I wouldn’t make these recommendations to reduce teachers if it impacted class size," Dinolfo told the board.

   Discussions also focused on what further actions the district can take to address the projected lower enrollment. The superintendent said the next step requires structural changes such as to the master schedule and the sharing of teachers across the three school buildings.

   "Budget decisions and the use of time go together. The district does not have a space problem, we have a time problem," he commented, adding that it may take two years to implement all of the corrective actions.

   School Board President Jay Jones says the board has been watching enrollment data for the past several years and preparing how to respond. This year it just happens to be on the heels of economic short falls.
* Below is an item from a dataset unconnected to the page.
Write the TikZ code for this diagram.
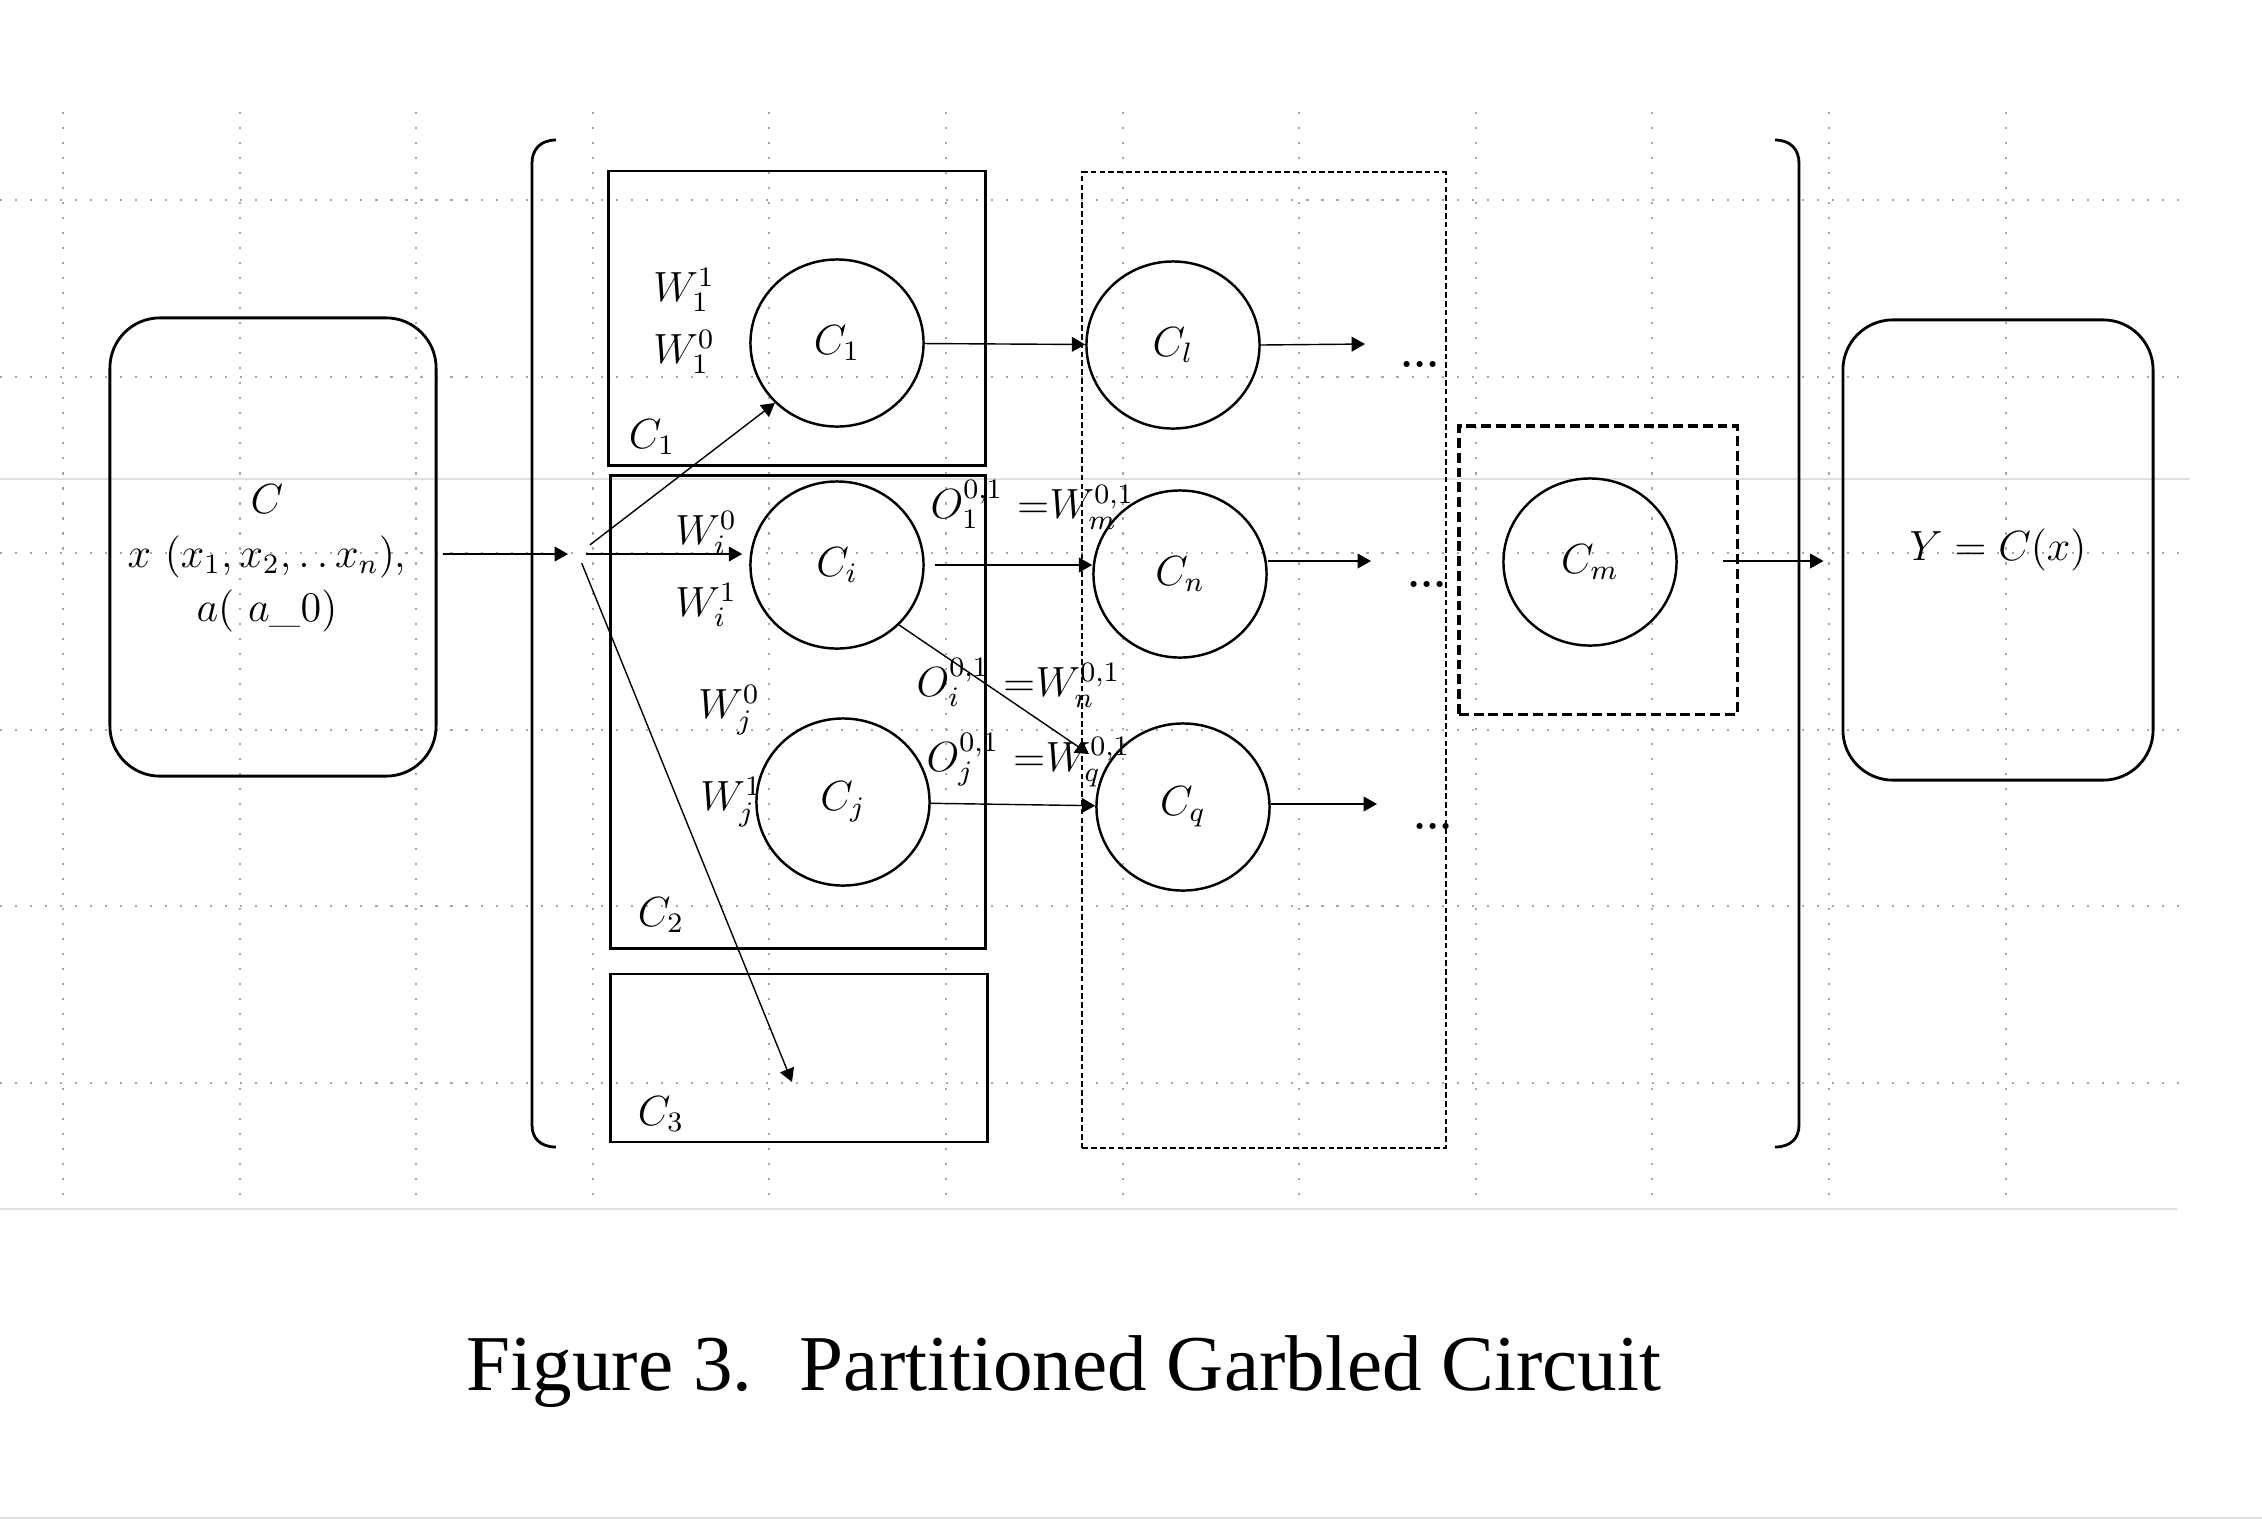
\documentclass[tikz,border=0pt]{standalone}
\usepackage{fontspec}
\newfontfamily\capfont{Liberation Serif}
\usetikzlibrary{shapes.geometric,arrows.meta,positioning}

\begin{document}
\begin{tikzpicture}[x=0.01cm,y=-0.01cm,font=\fontsize{12}{15}\selectfont,
    >={Triangle[length=3.8pt,width=4.2pt]},
    gridline/.style={gray!70, line width=0.6pt, dash pattern=on 0.6pt off 3.67pt},
    sheetline/.style={gray!25, line width=0.4pt},
    gate/.style={draw, ellipse, line width=0.7pt, minimum width=1.73cm, minimum height=1.67cm, inner sep=0pt},
    part/.style={draw, rectangle, line width=0.8pt, inner sep=0pt},
    stage/.style={draw, rectangle, line width=0.6pt, dash pattern=on 1.6pt off 0.9pt, inner sep=0pt},
    block/.style={draw, rectangle, line width=0.9pt, dash pattern=on 2.8pt off 1.4pt, inner sep=0pt},
    io/.style={draw, rectangle, rounded corners=0.5cm, line width=0.8pt, inner sep=0pt},
    wire/.style={->, line width=0.4pt},
    brkt/.style={line width=0.8pt}]

    \useasboundingbox (0,0) rectangle (2262,1520);

    % sheet grid
    \foreach \gx in {0,...,11}
        \draw[gridline] (63+176.6*\gx,112) -- (63+176.6*\gx,1200);
    \foreach \gy in {0,...,5}
        \draw[gridline] (0,200+176.6*\gy) -- (2182,200+176.6*\gy);
    \draw[sheetline] (0,479) -- (2190,479);
    \draw[sheetline] (0,1209) -- (2177,1209);
    \draw[sheetline] (0,1518) -- (2262,1518);

    %------------------------------------------------

    \node[io, minimum width=3.26cm, minimum height=4.58cm] (input) at (273,547)
    {};

    \node[align=center, font=\fontsize{12}{15.4}\selectfont] (inputtext) at (267,558)
    { $C$ \\ $x\ (x_1,x_2,.\,.\,x_n)$, \\ $a(\ a\_0)$ };

    \node[io, minimum width=3.1cm, minimum height=4.6cm] (output) at (1998,550)
    { $Y = C(x)$ };

    %------------------------------------------------

    \node[part, minimum width=3.76cm, minimum height=2.94cm] (P1) at (797,318)
    {};

    \node[part, minimum width=3.75cm, minimum height=4.72cm] (P2) at (798,712)
    {};

    \node[part, minimum width=3.76cm, minimum height=1.68cm] (P3) at (799,1058)
    {};

    \node[stage, minimum width=3.63cm, minimum height=9.75cm] (S1) at (1264,660)
    {};

    \node[block, minimum width=2.78cm, minimum height=2.88cm] (S2) at (1598,570)
    {};

    \node (P1lab) at (652,437) { $C_1$ };
    \node (P2lab) at (661,915) { $C_2$ };
    \node (P3lab) at (661,1114) { $C_3$ };

    %------------------------------------------------

    \node[gate] (G1) at (837,343) { $C_1$ };
    \node[gate] (Gi) at (837,565) { $C_i$ };
    \node[gate] (Gj) at (843,802) { $C_j$ };
    \node[gate] (Gl) at (1173,345) { $C_l$ };
    \node[gate] (Gn) at (1180,574) { $C_n$ };
    \node[gate] (Gq) at (1183,807) { $C_q$ };
    \node[gate] (Gm) at (1590,562) { $C_m$ };

    \node (W11) at (684,290) { $W_1^1$ };
    \node (W10) at (684,352) { $W_1^0$ };
    \node (Wi0) at (706,533) { $W_i^0$ };
    \node (Wi1) at (706,605) { $W_i^1$ };
    \node (Wj0) at (729,710) { $W_j^0$ };
    \node (Wj1) at (731,802) { $W_j^1$ };

    \node[anchor=west, inner sep=0pt] (O1) at (930,505) { $O_1^{0,1}$\,\,{=}$W_m^{0,1}$ };
    \node[anchor=west, inner sep=0pt] (Oi) at (916,683) { $O_i^{0,1}$\,\,{=}$W_n^{0,1}$ };
    \node[anchor=west, inner sep=0pt] (Oj) at (926,760) { $O_j^{0,1}$\,\,{=}$W_q^{0,1}$ };

    \node (dl) at (1420,364) { \textbf{...} };
    \node (dn) at (1427,584) { \textbf{...} };
    \node (dq) at (1433,826) { \textbf{...} };

    %------------------------------------------------

    \coordinate (split) at (578,554);
    \coordinate (c3in) at (792,1082);
    \coordinate (qin) at (1089,754);
    \coordinate (lout) at (1365,344);
    \coordinate (nout) at (1371,561);
    \coordinate (qout) at (1377,804);
    \coordinate (mout) at (1723,561);

    \draw[brkt] (556,140) .. controls (540,140) and (532,150) .. (532,163)
        -- (532,1125) .. controls (532,1138) and (540,1147) .. (556,1147);
    \draw[brkt] (1775,140) .. controls (1791,140) and (1799,150) .. (1799,163)
        -- (1799,1125) .. controls (1799,1138) and (1791,1147) .. (1775,1147);

    \path[wire]
    {
        (input.east |- split) edge[shorten <=0.05cm, shorten >=0.1cm] (split)
        (split) edge[shorten <=0.15cm] (G1.south west)
        (split) edge[shorten <=0.08cm, shorten >=0.07cm] (Gi.west |- split)
        (split) edge[shorten <=0.1cm] (c3in)

        (G1) edge (Gl)
        (Gi.east) edge[shorten <=0.1cm] (Gn.west |- Gi.east)
        (Gi.south east) edge (qin)
        (Gj) edge (Gq)

        (Gl.east) edge (lout)
        (Gn.east |- nout) edge (nout)
        (Gq.east |- qout) edge (qout)
        (mout) edge[shorten >=0.18cm] (output.west |- mout)
    };

    \node[anchor=base, font=\capfont\fontsize{22.5}{27}\selectfont] (caption) at (1064,1390)
    { Figure 3.\hspace{0.6em}Partitioned Garbled Circuit };
\end{tikzpicture}
\end{document}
   "We are overstaffed, regardless of the economy. We started looking at this last year and how we could keep the core of our programs in place with fewer students available to take them," Jones said.

   The board and the superintendent will work together over the next several weeks to look for additional ways to reduce spending and also to find innovative ways to continue offering the best possible program to the students. Jones acknowledged that these are difficult times for school districts and says they need the community to work with school officials and be educated in the process as they work through this time of change.